Example: A patient at Central hospital is required to have at least 84 units of Cotrimoxazole drug and 120 units of Paracetamol drug each day (assume that an overdose of either drug is harmless). Each gram of substance M contains 10 units of Cotrimoxazole drug and 8 units of Paracetamol drug. Each gram of substance N contains 2 units of Cotrimoxazole drug and 4 units of Paracetamol drug. Now, suppose that both M and N contain undesirable drug D, 3 units per gram in M and 1unit per gram in N.
a. How many grams of each of substances M and N should be mixed to meet the minimum daily requirements and at the same time minimise intake of drug D?
b. How many units of undesirable drug D will be in this mixture?
Solution:
- Let X = number of grams of substance M used and Y = number of grams of substance N used
Solving Linear Programming
- Minimize C = 3x + y} Objective function
Subject to: 10x + 2y ≥ 84 } Drug constraint
8x + 4y ≥ 120} Drug constraint
x, y ≥ 0} Non negative constraints
- After graphing and evaluation of the corner points of the Linear Programming model, the optimal solution was found to be C = 34 at the corner point (4, 22).
- If we use 4 grams of substance M and 22 grams of substance N, we will supply the minimum daily requirements for Cotrimoxazole and Paracetamol drugs and minimise the intake of the undesirable drug D at 34 units.
Take note of the following statements about the existence of Optimal Solutions for Linear programming problems:
a) If the feasible region for a Linear programming problem is bounded, then both the maximum value and the minimum value of the objective function always exist.
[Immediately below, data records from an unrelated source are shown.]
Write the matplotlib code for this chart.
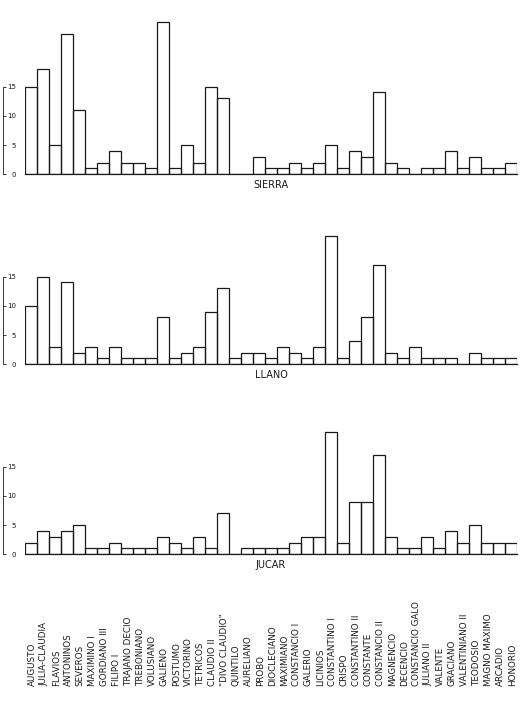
import matplotlib.pyplot as plt
import matplotlib.transforms as mtransforms
import numpy as np

emperors = ['AUGUSTO', 'JULIA-CLAUDIA', 'FLAVIOS', 'ANTONINOS', 'SEVEROS',
            'MAXIMINO I', 'GORDIANO III', 'FILIPO I', 'TRAJANO DECIO',
            'TREBONIANO', 'VOLUSIANO', 'GALIENO', 'POSTUMO', 'VICTORINO',
            'TETRICOS', 'CLAUDIO II', '"DIVO CLAUDIO"', 'QUINTILO',
            'AURELIANO', 'PROBO', 'DIOCLECIANO', 'MAXIMIANO', 'CONSTANCIO I',
            'GALERIO', 'LICINIOS', 'CONSTANTINO I', 'CRISPO',
            'CONSTANTINO II', 'CONSTANTE', 'CONSTANCIO II', 'MAGNENCIO',
            'DECENCIO', 'CONSTANCIO GALO', 'JULIANO II', 'VALENTE',
            'GRACIANO', 'VALENTINIANO II', 'TEODOSIO', 'MAGNO MAXIMO',
            'ARCADIO', 'HONORIO']

sierra = [15, 18, 5, 24, 11, 1, 2, 4, 2, 2, 1, 26, 1, 5, 2, 15, 13, 0, 0, 3,
          1, 1, 2, 1, 2, 5, 1, 4, 3, 14, 2, 1, 0, 1, 1, 4, 1, 3, 1, 1, 2]
llano = [10, 15, 3, 14, 2, 3, 1, 3, 1, 1, 1, 8, 1, 2, 3, 9, 13, 1, 2, 2,
         1, 3, 2, 1, 3, 22, 1, 4, 8, 17, 2, 1, 3, 1, 1, 1, 0, 2, 1, 1, 1]
jucar = [2, 4, 3, 4, 5, 1, 1, 2, 1, 1, 1, 3, 2, 1, 3, 1, 7, 0, 1, 1,
         1, 1, 2, 3, 3, 21, 2, 9, 9, 17, 3, 1, 1, 3, 1, 4, 2, 5, 2, 2, 2]

panels = [('SIERRA', sierra), ('LLANO', llano), ('JUCAR', jucar)]
ink = '#1a1a1a'

fig = plt.figure(figsize=(5.31, 7.17), dpi=100)
bottoms = [0.757, 0.492, 0.227]
x = np.arange(len(emperors))

for (name, vals), b in zip(panels, bottoms):
    ax = fig.add_axes([0.047, b, 0.9266, 0.22])
    ax.bar(x, vals, width=1.0, fill=False, edgecolor=ink, linewidth=0.9)
    ax.set_xlim(-0.5, len(emperors) - 0.5)
    ax.set_ylim(0, 27)
    ax.spines['top'].set_visible(False)
    ax.spines['right'].set_visible(False)
    ax.spines['bottom'].set_color(ink)
    ax.spines['bottom'].set_linewidth(0.9)
    ax.spines['left'].set_position(('outward', 16))
    ax.spines['left'].set_bounds(0, 15)
    ax.spines['left'].set_linewidth(0.6)
    ax.spines['left'].set_color(ink)
    ax.set_xticks([])
    ax.set_yticks([0, 5, 10, 15])
    ax.tick_params(axis='y', direction='in', length=2, width=0.6,
                   pad=-9.5, labelsize=5, colors=ink)
    ax.annotate(name, xy=(0.5, 0), xycoords='axes fraction',
                xytext=(0, -4), textcoords='offset points',
                ha='center', va='top', fontsize=7, color=ink)

trans = mtransforms.blended_transform_factory(ax.transData, ax.transAxes)
for i, lab in enumerate(emperors):
    ax.text(i + 0.1, -0.835, lab, transform=trans, rotation=90,
            ha='center', va='bottom', fontsize=6.3, color=ink)

fig.savefig('out.png', dpi=100, facecolor='white')
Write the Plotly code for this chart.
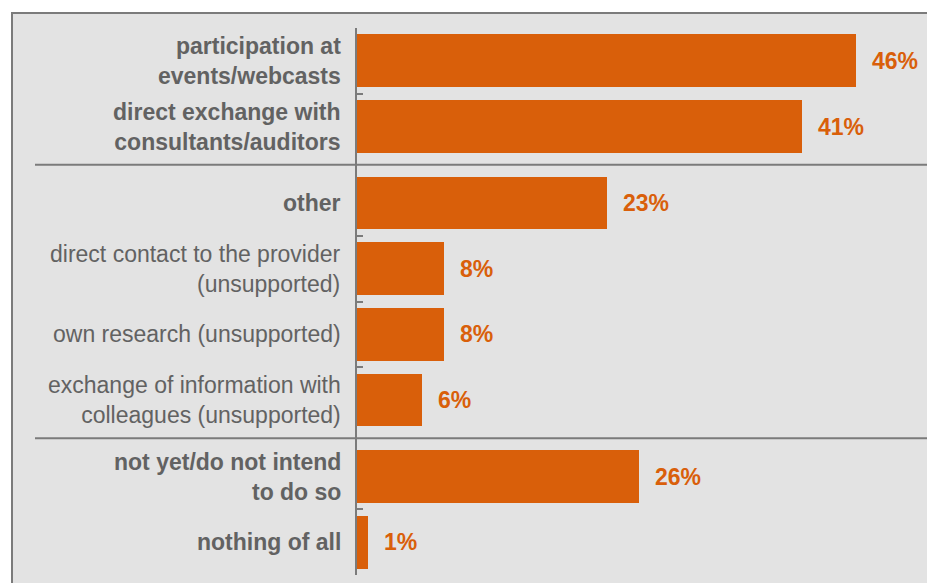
import plotly.graph_objects as go

# Survey answers, grouped into three blocks (separated by rules)
labels = [
    "participation at<br>events/webcasts",
    "direct exchange with<br>consultants/auditors",
    "other",
    "direct contact to the provider<br>(unsupported)",
    "own research (unsupported)",
    "exchange of information with<br>colleagues (unsupported)",
    "not yet/do not intend<br>to do so",
    "nothing of all",
]
values = [46, 41, 23, 8, 8, 6, 26, 1]
groups = [0, 0, 1, 1, 1, 1, 2, 2]
bold = [True, True, True, False, False, False, True, True]

ORANGE = "#d95f0a"
GREY_TXT = "#626262"
PANEL = "#e3e3e3"
RULE = "#7b7b7b"
FONT = "Liberation Sans, Arial, Helvetica, sans-serif"

W, H = 927, 583
L, R, T, B = 357, 0, 28, 8
GROUP_GAP = 0.165

# vertical position of each bar: index plus extra space per group break
ypos = [i + GROUP_GAP * g for i, g in enumerate(groups)]
y_top, y_bot = -0.5, ypos[-1] + 0.5

# tick marks on the category boundaries inside each group
tick_vals = [y_top, y_bot]
seps = []
for i in range(len(ypos) - 1):
    mid = (ypos[i] + ypos[i + 1]) / 2
    if groups[i] == groups[i + 1]:
        tick_vals.append(mid)
    else:
        seps.append(mid)

fig = go.Figure(
    go.Bar(
        x=values,
        y=ypos,
        orientation="h",
        width=0.805,
        marker=dict(color=ORANGE, line=dict(width=0)),
        hoverinfo="skip",
    )
)

pw = W - L - R
ph = H - T - B


def px_to_paper_x(px):
    return (px - L) / pw


def px_to_paper_y(py):
    return (H - B - py) / ph


shapes = [
    # grey panel with the frame on its top and left edges
    dict(type="rect", xref="paper", yref="paper",
         x0=px_to_paper_x(12), x1=px_to_paper_x(W + 20),
         y0=px_to_paper_y(H + 20), y1=px_to_paper_y(13),
         fillcolor=PANEL, line=dict(color=RULE, width=2), layer="below"),
]
for s in seps:
    shapes.append(dict(type="line", xref="paper", yref="y",
                       x0=px_to_paper_x(35), x1=px_to_paper_x(W + 5),
                       y0=s, y1=s, line=dict(color=RULE, width=2)))

annotations = []
for lab, v, y, b in zip(labels, values, ypos, bold):
    txt = "<br>".join(f"<b>{p}</b>" if b else p for p in lab.split("<br>"))
    annotations.append(dict(
        x=0, xref="paper", y=y, yref="y", text=txt, showarrow=False,
        xanchor="right", yanchor="middle", align="right", xshift=-14,
        font=dict(family=FONT, size=23, color=GREY_TXT),
    ))
    annotations.append(dict(
        x=v, xref="x", y=y, yref="y", text=f"<b>{v}%</b>", showarrow=False,
        xanchor="left", yanchor="middle", xshift=14,
        font=dict(family=FONT, size=23, color=ORANGE),
    ))

fig.update_layout(
    width=W, height=H,
    margin=dict(l=L, r=R, t=T, b=B, pad=0),
    paper_bgcolor="white",
    plot_bgcolor="rgba(0,0,0,0)",
    showlegend=False,
    bargap=0,
    shapes=shapes,
    annotations=annotations,
    xaxis=dict(range=[0, pw / 10.85], visible=False, fixedrange=True),
    yaxis=dict(
        range=[y_bot, y_top],
        tickmode="array", tickvals=tick_vals, showticklabels=False,
        ticks="inside", ticklen=6, tickwidth=2, tickcolor=RULE,
        showline=True, linecolor=RULE, linewidth=2,
        showgrid=False, zeroline=False, fixedrange=True,
    ),
)

fig.write_html("out.html")
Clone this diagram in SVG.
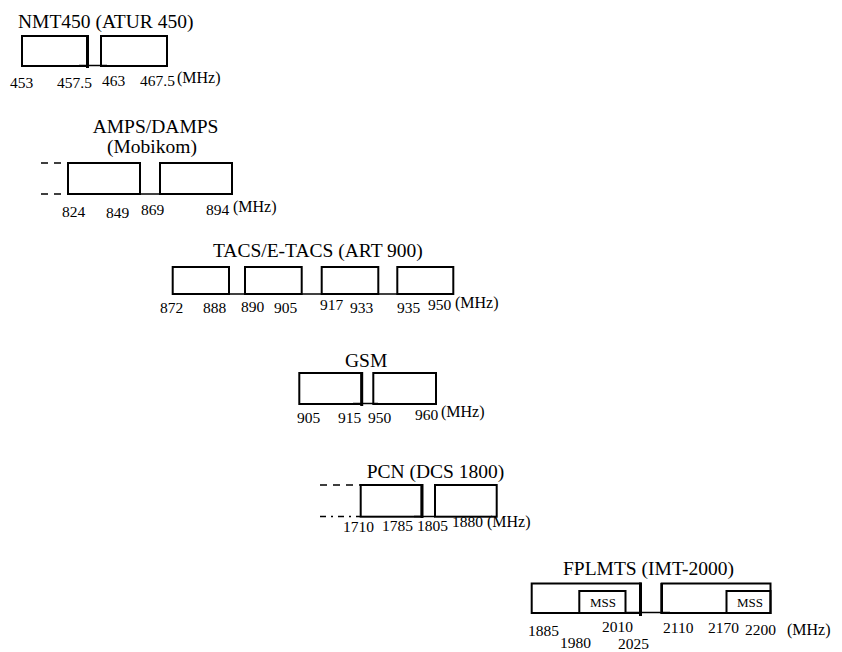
<svg xmlns="http://www.w3.org/2000/svg" width="842" height="652" viewBox="0 0 842 652">
<style>
text{font-family:"Liberation Serif","Times New Roman",serif;fill:#000}
.t{font-size:19.5px}
.l{font-size:15.5px}
.u{font-size:16px}
.m{font-size:13px}
.b{fill:none;stroke:#000;stroke-width:2}
.k{stroke:#000;stroke-width:3}
.c{stroke:#000;stroke-width:1.5}
.d{stroke:#000;stroke-width:1.3;stroke-dasharray:7 6}
</style>
<rect width="842" height="652" fill="#fff"/>
<g id="nmt450">
<text class="t" x="18" y="27.5">NMT450 (ATUR 450)</text>
<rect class="b" x="22" y="36" width="65.5" height="30"/>
<line class="k" x1="87.5" y1="35" x2="87.5" y2="68"/>
<rect class="b" x="101" y="36" width="66" height="30"/>
<text class="l" x="10" y="88">453</text>
<text class="l" x="57" y="88">457.5</text>
<text class="l" x="102" y="86">463</text>
<text class="l" x="140" y="86">467.5</text>
<text class="u" x="177" y="83">(MHz)</text>
</g>
<g id="amps">
<text class="t" x="92.7" y="133">AMPS/DAMPS</text>
<text class="t" x="107" y="153">(Mobikom)</text>
<line class="d" x1="41" y1="163" x2="63" y2="163"/>
<line class="d" x1="41" y1="194" x2="63" y2="194"/>
<rect class="b" x="68" y="163" width="72" height="31"/>
<rect class="b" x="160" y="163" width="72" height="31"/>
<text class="l" x="62" y="217">824</text>
<text class="l" x="106" y="218">849</text>
<text class="l" x="141" y="215">869</text>
<text class="l" x="206" y="215">894</text>
<text class="u" x="233" y="212">(MHz)</text>
</g>
<g id="tacs">
<text class="t" x="213" y="257">TACS/E-TACS (ART 900)</text>
<rect class="b" x="172.7" y="267" width="56.3" height="27"/>
<rect class="b" x="245" y="267" width="56.7" height="27"/>
<rect class="b" x="321.7" y="267" width="56.6" height="27"/>
<rect class="b" x="397.3" y="267" width="56" height="27"/>
<text class="l" x="160" y="313">872</text>
<text class="l" x="203" y="313">888</text>
<text class="l" x="241" y="312">890</text>
<text class="l" x="274" y="313">905</text>
<text class="l" x="320" y="310">917</text>
<text class="l" x="350" y="313">933</text>
<text class="l" x="397" y="313">935</text>
<text class="l" x="428" y="310">950</text>
<text class="u" x="455" y="308">(MHz)</text>
</g>
<g id="gsm">
<text class="t" x="345" y="367">GSM</text>
<rect class="b" x="299.3" y="373" width="62.4" height="31"/>
<line class="k" x1="361.7" y1="372" x2="361.7" y2="406"/>
<rect class="b" x="373.3" y="373" width="62.7" height="31"/>
<text class="l" x="297" y="423">905</text>
<text class="l" x="338" y="423">915</text>
<text class="l" x="368" y="423">950</text>
<text class="l" x="415" y="420">960</text>
<text class="u" x="441" y="417">(MHz)</text>
</g>
<g id="pcn">
<text class="t" x="366.7" y="478">PCN (DCS 1800)</text>
<line class="d" x1="320" y1="485" x2="360" y2="485"/>
<line class="d" x1="320" y1="516.5" x2="360" y2="516.5" style="stroke-dasharray:6 5 2 5"/>
<rect class="b" x="360.7" y="485" width="61" height="31.7"/>
<line class="k" x1="422" y1="484" x2="422" y2="518"/>
<rect class="b" x="435" y="485" width="61.7" height="31.7"/>
<text class="l" x="343" y="532">1710</text>
<text class="l" x="382" y="531">1785</text>
<text class="l" x="417" y="531">1805</text>
<text class="l" x="452" y="527">1880</text>
<text class="u" x="487" y="527">(MHz)</text>
</g>
<g id="fplmts">
<text class="t" x="563" y="575">FPLMTS (IMT-2000)</text>
<rect class="b" x="531.7" y="583.5" width="108.8" height="29.5"/>
<line class="k" x1="640.5" y1="582.5" x2="640.5" y2="616"/>
<rect class="b" x="579.3" y="591" width="46.2" height="22"/>
<text class="m" x="590" y="607">MSS</text>
<rect class="b" x="661.7" y="583.5" width="108.8" height="29.5"/>
<line class="c" x1="661.7" y1="583" x2="661.7" y2="614" style="stroke-width:2.6"/>
<rect class="b" x="726.5" y="591" width="44" height="22"/>
<text class="m" x="737" y="607">MSS</text>
<text class="l" x="528" y="636">1885</text>
<text class="l" x="602" y="632">2010</text>
<text class="l" x="560" y="648">1980</text>
<text class="l" x="618" y="649">2025</text>
<text class="l" x="663" y="633">2110</text>
<text class="l" x="708" y="633">2170</text>
<text class="l" x="745" y="635">2200</text>
<text class="u" x="787" y="635">(MHz)</text>
</g>
<g id="connectors">
<line class="c" x1="79" y1="65.5" x2="107" y2="65.5"/>
<line class="c" x1="140" y1="194" x2="160" y2="194"/>
<line class="c" x1="229" y1="294" x2="245" y2="294"/>
<line class="c" x1="301.7" y1="294" x2="321.7" y2="294"/>
<line class="c" x1="378.3" y1="294" x2="397.3" y2="294"/>
<line class="c" x1="353" y1="403.5" x2="378" y2="403.5"/>
<line class="c" x1="414" y1="516.5" x2="435" y2="516.5"/>
<line class="c" x1="626" y1="612.5" x2="670" y2="612.5"/>
</g>
</svg>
b) If the feasible region is unbounded and the coefficients of the objective function are positive, then the minimum value of the objective function exists, but the maximum value does not.
c) If the feasible region is empty—there are no points that satisfy all the constraints, then both the maximum and the minimum value of the objective function do not exist.
d) If two corner points are both optimal solutions to a linear programming problem, then any point on the line segment joining them is also an optimal solution.
Special Cases in Linear Programming
There are some special cases that you may encounter when handling linear programming problems.These include the following:
1. Alternative optimal solutions—whereby more than one solution provides the optimal value for the objective function. This happens where the optimal objective function line coincides with one of the binding constraint lines.
2. Infeasibility—means that no solution to the Linear Programming problem satisfies all constraints, including the non negativity constraints. This means that feasible region does not exist and no points satisfy all constraint equations and non negativity conditions simultaneously. The problem arises mainly because management’s expectations are too high or because too many restrictions have been placed on the problem.
3. Unbounded. The solution to a maximization Linear Programming is unbounded if the value of the solution may be made infinitely large without violating any of the constraints. For minimisation problem, the solution is unbounded if the value may be made infinitely small. The occurrence of an unbounded solution means that the problem has been improperly formulated (such as missing constraint). For example, its not possible to increase profits indefinitely.